The course was co-organized by the Fellowship of Evangelical
Students (where I work), a Christian NGO serving students and
educators. We had 10 participants staying, struggling, enjoying,
and stimulated together for 5 whole days. Nine ladies and myself,
all from Hong Kong, with one special participant from Australia.
I say all were greatly stimulated and challenged to take the
methodology back to their workplace and work it out with their
students. The biggest challenge is to translate it to the secondary
school setting and to make it happen with loaded content, following
the scheduled syllabus.
I first came to know Vella's idea of learning tasks and her
books through Peter
Noteboom some years ago and found her ideas useful and stimulating
in our work among students, as our way of engaging with students
is very different from what happens in ordinary schools. Paulo
Freire's idea of 'conscientization' takes root in what Dialogue
Education promises. The way to engage students with their world
through Dialogue Education eventually leads to empowerment of
their lives so that they can take up their role as a human being
and participate as an individual. I learned the hows and experienced
the whole process of Dialogue Education through the course,
finding the balance between content and time most challenging.
It certainly will change the way I conduct further trainings.
Within a month of the course I actually had opportunities to
put Dialogue Education into practice three times for sessions
of nine hours in Macau and Toronto on some very condensed content!

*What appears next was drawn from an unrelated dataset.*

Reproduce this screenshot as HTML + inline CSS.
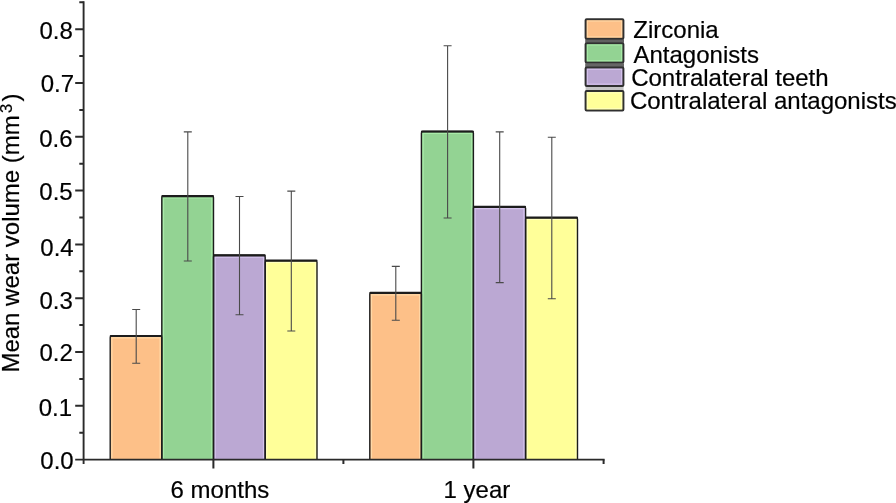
<!DOCTYPE html>
<html><head><meta charset="utf-8"><title>Chart</title><style>html,body{margin:0;padding:0;background:#fff}body{width:896px;height:503px;overflow:hidden}</style></head><body>
<svg width="896" height="503" viewBox="0 0 896 503" style="display:block;will-change:transform;font-family:'Liberation Sans',sans-serif">
<rect width="896" height="503" fill="#fff"/>
<style>text{stroke:#000;stroke-width:0.2px;paint-order:stroke}</style>
<rect x="110.2" y="335.9" width="51.6" height="123.7" fill="#FDC088"/>
<path d="M111.9 458.6V337.9H160.1V458.6" fill="none" stroke="#FFD9A8" stroke-width="1.2"/>
<rect x="161.8" y="196.0" width="51.7" height="263.6" fill="#93D393"/>
<path d="M163.5 458.6V198.0H211.8V458.6" fill="none" stroke="#A9EBA9" stroke-width="1.2"/>
<rect x="213.5" y="255.2" width="51.7" height="204.4" fill="#BBA8D3"/>
<path d="M215.2 458.6V257.2H263.5V458.6" fill="none" stroke="#D6C4EE" stroke-width="1.2"/>
<rect x="265.2" y="260.5" width="51.8" height="199.1" fill="#FFFF99"/>
<path d="M266.9 458.6V262.5H315.3V458.6" fill="none" stroke="#FFFFBE" stroke-width="1.2"/>
<rect x="369.8" y="292.8" width="51.6" height="166.8" fill="#FDC088"/>
<path d="M371.5 458.6V294.8H419.7V458.6" fill="none" stroke="#FFD9A8" stroke-width="1.2"/>
<rect x="421.4" y="131.4" width="52.0" height="328.2" fill="#93D393"/>
<path d="M423.1 458.6V133.4H471.7V458.6" fill="none" stroke="#A9EBA9" stroke-width="1.2"/>
<rect x="473.4" y="206.7" width="52.2" height="252.9" fill="#BBA8D3"/>
<path d="M475.1 458.6V208.7H523.9V458.6" fill="none" stroke="#D6C4EE" stroke-width="1.2"/>
<rect x="525.6" y="217.5" width="51.9" height="242.1" fill="#FFFF99"/>
<path d="M527.3 458.6V219.5H575.8V458.6" fill="none" stroke="#FFFFBE" stroke-width="1.2"/>
<path d="M110.2 459.6V337.4Q110.2 336.0 111.6 336.0H160.4Q161.8 336.0 161.8 337.4V459.6" fill="none" stroke="#1c1c1c" stroke-width="1.4" stroke-linejoin="round"/>
<path d="M110.8 336.0H161.2" fill="none" stroke="#1c1c1c" stroke-width="2.2" stroke-linecap="round"/>
<path d="M161.8 459.6V197.5Q161.8 196.1 163.2 196.1H212.1Q213.5 196.1 213.5 197.5V459.6" fill="none" stroke="#1c1c1c" stroke-width="1.4" stroke-linejoin="round"/>
<path d="M162.4 196.1H212.9" fill="none" stroke="#1c1c1c" stroke-width="2.2" stroke-linecap="round"/>
<path d="M213.5 459.6V256.7Q213.5 255.3 214.9 255.3H263.8Q265.2 255.3 265.2 256.7V459.6" fill="none" stroke="#1c1c1c" stroke-width="1.4" stroke-linejoin="round"/>
<path d="M214.1 255.3H264.6" fill="none" stroke="#1c1c1c" stroke-width="2.2" stroke-linecap="round"/>
<path d="M265.2 459.6V262.0Q265.2 260.6 266.6 260.6H315.6Q317.0 260.6 317.0 262.0V459.6" fill="none" stroke="#1c1c1c" stroke-width="1.4" stroke-linejoin="round"/>
<path d="M265.8 260.6H316.4" fill="none" stroke="#1c1c1c" stroke-width="2.2" stroke-linecap="round"/>
<path d="M369.8 459.6V294.3Q369.8 292.9 371.2 292.9H420.0Q421.4 292.9 421.4 294.3V459.6" fill="none" stroke="#1c1c1c" stroke-width="1.4" stroke-linejoin="round"/>
<path d="M370.4 292.9H420.8" fill="none" stroke="#1c1c1c" stroke-width="2.2" stroke-linecap="round"/>
<path d="M421.4 459.6V132.9Q421.4 131.5 422.8 131.5H472.0Q473.4 131.5 473.4 132.9V459.6" fill="none" stroke="#1c1c1c" stroke-width="1.4" stroke-linejoin="round"/>
<path d="M422.0 131.5H472.8" fill="none" stroke="#1c1c1c" stroke-width="2.2" stroke-linecap="round"/>
<path d="M473.4 459.6V208.2Q473.4 206.8 474.8 206.8H524.2Q525.6 206.8 525.6 208.2V459.6" fill="none" stroke="#1c1c1c" stroke-width="1.4" stroke-linejoin="round"/>
<path d="M474.0 206.8H525.0" fill="none" stroke="#1c1c1c" stroke-width="2.2" stroke-linecap="round"/>
<path d="M525.6 459.6V219.0Q525.6 217.6 527.0 217.6H576.1Q577.5 217.6 577.5 219.0V459.6" fill="none" stroke="#1c1c1c" stroke-width="1.4" stroke-linejoin="round"/>
<path d="M526.2 217.6H576.9" fill="none" stroke="#1c1c1c" stroke-width="2.2" stroke-linecap="round"/>
<path d="M136.2 309.5V363.3M132.2 309.5h8M132.2 363.3h8" stroke="#4a4a4a" stroke-width="1.1" fill="none"/>
<path d="M187.8 131.9V261.0M183.8 131.9h8M183.8 261.0h8" stroke="#4a4a4a" stroke-width="1.1" fill="none"/>
<path d="M239.5 196.5V314.8M235.5 196.5h8M235.5 314.8h8" stroke="#4a4a4a" stroke-width="1.1" fill="none"/>
<path d="M291.3 191.1V331.0M287.3 191.1h8M287.3 331.0h8" stroke="#4a4a4a" stroke-width="1.1" fill="none"/>
<path d="M395.8 266.4V320.2M391.8 266.4h8M391.8 320.2h8" stroke="#4a4a4a" stroke-width="1.1" fill="none"/>
<path d="M447.6 45.8V218.0M443.6 45.8h8M443.6 218.0h8" stroke="#4a4a4a" stroke-width="1.1" fill="none"/>
<path d="M499.7 131.9V282.6M495.7 131.9h8M495.7 282.6h8" stroke="#4a4a4a" stroke-width="1.1" fill="none"/>
<path d="M551.8 137.3V298.7M547.8 137.3h8M547.8 298.7h8" stroke="#4a4a4a" stroke-width="1.1" fill="none"/>
<path d="M83.6 1.2V463.9" stroke="#2a2a2a" stroke-width="1.9" fill="none"/>
<path d="M75.2 459.7H604.6" stroke="#2a2a2a" stroke-width="1.7" fill="none"/>
<path d="M79.3 432.7H83.6M75.2 405.8H83.6M79.3 378.9H83.6M75.2 352.0H83.6M79.3 325.1H83.6M75.2 298.2H83.6M79.3 271.3H83.6M75.2 244.4H83.6M79.3 217.5H83.6M75.2 190.6H83.6M79.3 163.7H83.6M75.2 136.8H83.6M79.3 109.9H83.6M75.2 83.0H83.6M79.3 56.1H83.6M75.2 29.2H83.6M79.3 2.3H83.6" stroke="#2a2a2a" stroke-width="2" fill="none"/>
<path d="M213.4 459.6v8.8M473.4 459.6v8.8M343.4 459.6v4.3M603.6 459.6v4.3" stroke="#2a2a2a" stroke-width="2" fill="none"/>
<text x="73.7" y="468.6" font-size="24" text-anchor="end" fill="#000">0.0</text>
<text x="72.1" y="415.7" font-size="24" text-anchor="end" fill="#000">0.1</text>
<text x="72.9" y="361.2" font-size="24" text-anchor="end" fill="#000">0.2</text>
<text x="72.9" y="308.9" font-size="24" text-anchor="end" fill="#000">0.3</text>
<text x="73.7" y="255.7" font-size="24" text-anchor="end" fill="#000">0.4</text>
<text x="72.7" y="199.5" font-size="24" text-anchor="end" fill="#000">0.5</text>
<text x="72.6" y="146.9" font-size="24" text-anchor="end" fill="#000">0.6</text>
<text x="74.1" y="92.3" font-size="24" text-anchor="end" fill="#000">0.7</text>
<text x="72.9" y="39.0" font-size="24" text-anchor="end" fill="#000">0.8</text>
<text x="219.9" y="497.8" font-size="24" text-anchor="middle" fill="#000">6 months</text>
<text x="476.9" y="497.8" font-size="24" text-anchor="middle" fill="#000">1 year</text>
<text transform="translate(19.4,372.6) rotate(-90)" font-size="24" fill="#000">Mean wear volume (mm<tspan dy="-7.5" font-size="16.5" dx="2.1">3</tspan><tspan dy="7.5" dx="2.3" font-size="24">)</tspan></text>
<rect x="585.2" y="39.2" width="38.8" height="3.6" fill="#606060"/>
<rect x="585.2" y="63.2" width="38.8" height="3.8" fill="#666"/>
<rect x="585.6" y="86.6" width="38" height="3.8" fill="#c4c4c4"/>
<rect x="585.6" y="19.2" width="37.8" height="19.5" rx="1" fill="#FDC088" stroke="#303030" stroke-width="2"/>
<rect x="587.4" y="21.0" width="34.2" height="15.9" fill="none" stroke="#FFD9A8" stroke-width="1"/>
<text x="633.3" y="37.8" font-size="24" fill="#000">Zirconia</text>
<rect x="585.6" y="43.2" width="37.8" height="19.4" rx="1" fill="#93D393" stroke="#303030" stroke-width="2"/>
<rect x="587.4" y="45.0" width="34.2" height="15.8" fill="none" stroke="#A9EBA9" stroke-width="1"/>
<text x="633.5" y="62.7" font-size="24" fill="#000">Antagonists</text>
<rect x="585.6" y="67.5" width="37.8" height="18.4" rx="1" fill="#BBA8D3" stroke="#303030" stroke-width="2"/>
<rect x="587.4" y="69.3" width="34.2" height="14.8" fill="none" stroke="#D6C4EE" stroke-width="1"/>
<text x="631.2" y="86.4" font-size="24" fill="#000">Contralateral teeth</text>
<rect x="585.6" y="91.1" width="37.8" height="19.4" rx="1" fill="#FFFF99" stroke="#303030" stroke-width="2"/>
<rect x="587.4" y="92.9" width="34.2" height="15.8" fill="none" stroke="#FFFFBE" stroke-width="1"/>
<text x="629.9" y="109.4" font-size="24" fill="#000">Contralateral antagonists</text>
</svg>
</body></html>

Feedback was that people enjoyed more than what I expected,
not only responding positively to me as a content provider but
experiencing themselves as active learners. I found myself changing
my own methods, spending more time in preparation, which is
worthwhile!
For me the two most challenging areas for follow-up include
nurturing positive values in a learning classroom, and applying
Dialogue Education in my teaching area, Life Education. These
certainly connect with Dialogue Education, and therefore GLP.